## RECORDS TO USE
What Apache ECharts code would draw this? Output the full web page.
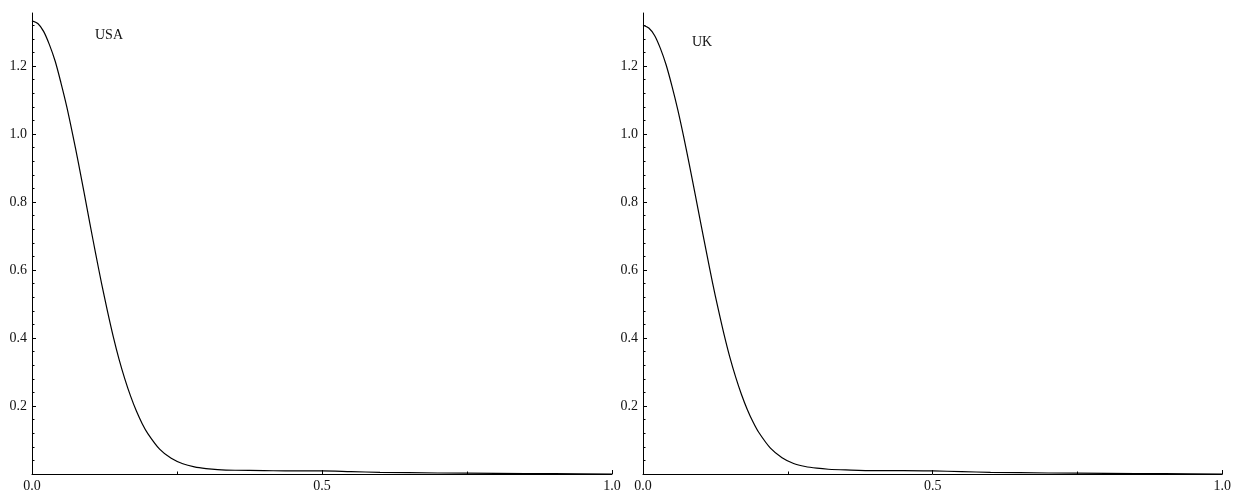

--

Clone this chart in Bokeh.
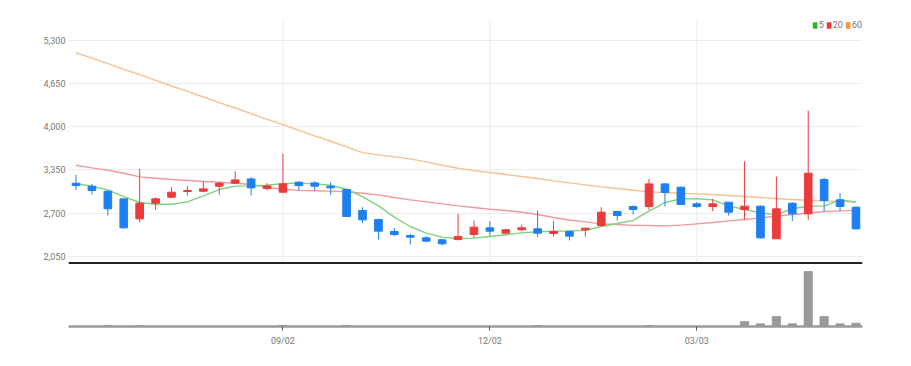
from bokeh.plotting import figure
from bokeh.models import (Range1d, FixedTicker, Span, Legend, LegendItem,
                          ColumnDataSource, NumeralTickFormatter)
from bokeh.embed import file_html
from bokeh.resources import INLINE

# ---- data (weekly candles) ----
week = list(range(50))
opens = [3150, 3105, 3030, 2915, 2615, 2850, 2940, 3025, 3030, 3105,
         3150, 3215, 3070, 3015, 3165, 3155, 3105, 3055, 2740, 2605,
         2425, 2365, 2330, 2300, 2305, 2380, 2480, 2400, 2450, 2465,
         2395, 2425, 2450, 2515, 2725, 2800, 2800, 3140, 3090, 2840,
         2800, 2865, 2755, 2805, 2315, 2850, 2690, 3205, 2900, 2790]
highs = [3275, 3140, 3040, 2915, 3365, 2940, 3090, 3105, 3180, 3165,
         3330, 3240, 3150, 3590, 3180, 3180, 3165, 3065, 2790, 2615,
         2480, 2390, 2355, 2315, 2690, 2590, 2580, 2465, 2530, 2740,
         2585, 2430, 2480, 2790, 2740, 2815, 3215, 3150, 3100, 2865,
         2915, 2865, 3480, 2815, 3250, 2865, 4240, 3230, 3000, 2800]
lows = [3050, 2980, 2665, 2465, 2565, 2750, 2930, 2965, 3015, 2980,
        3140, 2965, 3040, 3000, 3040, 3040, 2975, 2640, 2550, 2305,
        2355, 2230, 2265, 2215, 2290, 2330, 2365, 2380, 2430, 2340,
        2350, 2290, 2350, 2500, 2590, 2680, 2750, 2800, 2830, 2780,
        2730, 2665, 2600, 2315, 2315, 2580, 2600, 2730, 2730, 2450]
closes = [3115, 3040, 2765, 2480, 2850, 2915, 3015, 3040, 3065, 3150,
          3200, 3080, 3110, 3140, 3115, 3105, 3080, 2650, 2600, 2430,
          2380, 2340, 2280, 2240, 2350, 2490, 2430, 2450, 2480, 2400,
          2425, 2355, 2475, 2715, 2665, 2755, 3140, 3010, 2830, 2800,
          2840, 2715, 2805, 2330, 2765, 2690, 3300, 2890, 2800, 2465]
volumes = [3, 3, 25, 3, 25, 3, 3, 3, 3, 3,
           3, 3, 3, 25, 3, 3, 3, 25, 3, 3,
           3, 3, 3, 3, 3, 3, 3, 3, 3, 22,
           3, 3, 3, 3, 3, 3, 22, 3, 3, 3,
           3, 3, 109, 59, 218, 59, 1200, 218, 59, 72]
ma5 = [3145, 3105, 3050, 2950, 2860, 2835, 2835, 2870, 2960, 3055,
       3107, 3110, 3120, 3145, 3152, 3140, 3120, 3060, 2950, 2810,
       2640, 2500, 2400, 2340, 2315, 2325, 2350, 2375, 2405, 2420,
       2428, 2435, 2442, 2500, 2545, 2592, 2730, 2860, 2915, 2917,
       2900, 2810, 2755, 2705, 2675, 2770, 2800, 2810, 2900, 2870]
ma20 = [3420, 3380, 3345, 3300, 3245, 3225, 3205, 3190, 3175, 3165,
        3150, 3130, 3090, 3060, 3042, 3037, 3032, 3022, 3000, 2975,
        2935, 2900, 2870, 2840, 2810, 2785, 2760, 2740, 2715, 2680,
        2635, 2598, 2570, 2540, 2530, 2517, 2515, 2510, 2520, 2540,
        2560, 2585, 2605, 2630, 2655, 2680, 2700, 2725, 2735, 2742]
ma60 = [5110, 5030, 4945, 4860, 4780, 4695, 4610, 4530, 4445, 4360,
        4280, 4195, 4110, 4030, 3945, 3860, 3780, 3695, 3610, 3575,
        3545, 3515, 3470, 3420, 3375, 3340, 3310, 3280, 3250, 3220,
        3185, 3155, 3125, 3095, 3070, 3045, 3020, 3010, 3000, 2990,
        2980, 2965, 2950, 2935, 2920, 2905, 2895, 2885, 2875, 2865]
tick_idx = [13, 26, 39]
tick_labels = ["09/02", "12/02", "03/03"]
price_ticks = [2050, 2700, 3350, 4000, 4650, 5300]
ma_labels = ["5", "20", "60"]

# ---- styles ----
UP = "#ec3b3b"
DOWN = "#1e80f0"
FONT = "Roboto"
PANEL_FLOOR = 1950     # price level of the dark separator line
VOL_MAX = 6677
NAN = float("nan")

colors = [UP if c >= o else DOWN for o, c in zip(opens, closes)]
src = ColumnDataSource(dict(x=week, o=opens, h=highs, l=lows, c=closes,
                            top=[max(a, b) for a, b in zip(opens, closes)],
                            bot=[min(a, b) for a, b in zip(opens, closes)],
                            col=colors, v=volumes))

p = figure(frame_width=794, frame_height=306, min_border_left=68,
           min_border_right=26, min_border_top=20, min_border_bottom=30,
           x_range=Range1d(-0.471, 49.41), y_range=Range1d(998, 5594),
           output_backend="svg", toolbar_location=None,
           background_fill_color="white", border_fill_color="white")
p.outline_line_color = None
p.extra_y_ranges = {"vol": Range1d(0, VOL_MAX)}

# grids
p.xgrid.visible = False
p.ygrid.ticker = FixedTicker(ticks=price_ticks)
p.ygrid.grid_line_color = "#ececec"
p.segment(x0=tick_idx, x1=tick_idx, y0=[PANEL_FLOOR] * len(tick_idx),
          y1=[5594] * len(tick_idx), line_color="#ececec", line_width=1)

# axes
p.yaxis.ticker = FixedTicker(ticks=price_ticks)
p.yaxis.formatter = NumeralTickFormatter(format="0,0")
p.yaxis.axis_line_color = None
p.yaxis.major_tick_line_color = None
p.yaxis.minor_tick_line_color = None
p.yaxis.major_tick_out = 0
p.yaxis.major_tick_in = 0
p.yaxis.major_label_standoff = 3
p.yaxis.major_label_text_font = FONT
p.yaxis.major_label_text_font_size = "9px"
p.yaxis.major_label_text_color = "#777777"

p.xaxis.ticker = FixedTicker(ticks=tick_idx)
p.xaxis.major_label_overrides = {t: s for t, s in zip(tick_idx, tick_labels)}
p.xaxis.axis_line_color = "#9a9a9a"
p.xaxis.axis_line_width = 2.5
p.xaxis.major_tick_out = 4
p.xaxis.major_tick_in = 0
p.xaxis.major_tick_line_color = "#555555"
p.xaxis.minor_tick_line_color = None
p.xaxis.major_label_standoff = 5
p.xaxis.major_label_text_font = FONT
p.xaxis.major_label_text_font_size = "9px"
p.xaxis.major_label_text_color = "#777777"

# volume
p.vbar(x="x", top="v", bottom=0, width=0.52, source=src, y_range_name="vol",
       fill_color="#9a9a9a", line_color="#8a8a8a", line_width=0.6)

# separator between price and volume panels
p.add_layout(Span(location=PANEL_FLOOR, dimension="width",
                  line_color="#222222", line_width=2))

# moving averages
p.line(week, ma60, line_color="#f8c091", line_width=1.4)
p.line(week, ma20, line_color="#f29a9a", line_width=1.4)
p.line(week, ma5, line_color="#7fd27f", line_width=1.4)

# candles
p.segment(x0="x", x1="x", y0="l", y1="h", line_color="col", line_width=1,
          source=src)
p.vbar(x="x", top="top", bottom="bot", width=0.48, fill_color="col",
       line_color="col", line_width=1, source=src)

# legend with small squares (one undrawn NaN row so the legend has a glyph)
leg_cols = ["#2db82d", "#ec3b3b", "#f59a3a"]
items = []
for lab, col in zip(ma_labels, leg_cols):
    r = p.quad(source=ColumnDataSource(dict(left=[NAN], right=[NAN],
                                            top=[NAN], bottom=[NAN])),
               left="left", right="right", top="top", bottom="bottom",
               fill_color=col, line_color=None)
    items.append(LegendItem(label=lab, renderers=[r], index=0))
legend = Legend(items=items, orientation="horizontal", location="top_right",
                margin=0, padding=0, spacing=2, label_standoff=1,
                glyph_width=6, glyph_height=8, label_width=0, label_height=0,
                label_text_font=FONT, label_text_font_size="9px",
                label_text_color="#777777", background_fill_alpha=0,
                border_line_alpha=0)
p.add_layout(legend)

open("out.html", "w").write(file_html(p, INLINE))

## WRITTEN TASK
Go through the entries above and copy every line containing "this".

## SOLUTION BELOW
What Apache ECharts code would draw this? Output the full web page.
Clone this chart in Bokeh.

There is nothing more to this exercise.